Junto a la célebre expresión fútbol es fútbol o a aquella otra de noventa minuti en el Bernabeu son molti minuti -aunque me duela, hay que dar la enhorabuena aún con retraso a los madridistas-, el dicho futbolístico más manido es aquel que dice que no hay enemigo pequeño. Un clásico después de una derrota estrepitosa del favorito. En política, al menos en España, la cosa era diferente. Los enemigos o eran gigantes o no existían. El bipartidismo triunfaba -yo lo añoro, todo hay que decirlo- y dentro de los partidos los aparatos sofocaban con suma facilidad cualquier conato de rebelión e impedían, unas veces por las buenas y otras por las malas e incluso muy malas, que nadie se subiese a las barbas -y no me refiero a las de Rajoy- del líder. Ese tiempo se ha terminado y hay quien no quiere asumirlo.

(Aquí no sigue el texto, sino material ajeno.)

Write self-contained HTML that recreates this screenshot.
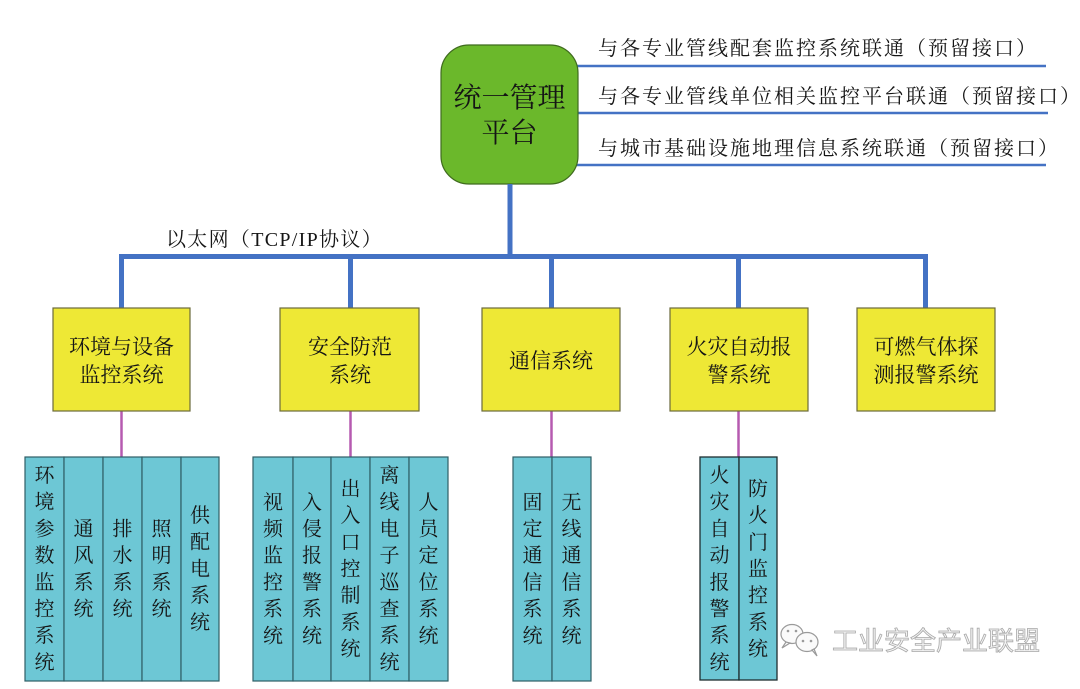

Hasta el domingo electoral creía que la principal causa por la que Susana Díaz había perdido en su enfrentamiento con Pedro Sánchez por la secretaría general del PSOE era el elogio excesivo hacia ella de quienes jamás han votado al Partido Socialista ni tienen mayor intención de hacerlo, lo que la situaba como la candidata de la derecha, imagen de la que en ningún momento consiguió zafarse ni evitar. Hoy nadie cree tal cosa. Las causas hay que situarlas en la dolorosa y difícil decisión de asumir el papel de verdugo de Sánchez, en lo chapucero del procedimiento elegido, en sus desacreditadas compañías zapateriles y en su flagrante falta de humildad y evidente soberbia -su comportamiento tras la derrota fue un cúmulo de errores-, pero, sobre todo, en que su valoración de la situación del partido y de la sociedad era equivocada, fruto de un análisis obsoleto: Susana, pese a su juventud, es una política vieja, superada por la realidad e incapaz de entender que su tiempo es ya pasado y camina hacia la madre de todas las derrotas.

La crisis de gobierno de esta semana es una muestra palmaria de todo lo anterior. Un gobierno creado para atrincherarse en Andalucía, tratando de conservar su parcela de poder, pero que evidencia su voluntad de no apostar por la unidad, sino de dinamitar todos los puentes con Madrid, en una conducta que provocará no sólo la división interna sino que Sánchez contemple complacido la pérdida del poder en Andalucía, que acabará por apuntalar su liderazgo. Nadie puede dudar de que estamos ante el canto del cisne del socialismo andaluz y que se abre una etapa para un cambio cada vez más necesario. Imprescindible, incluso.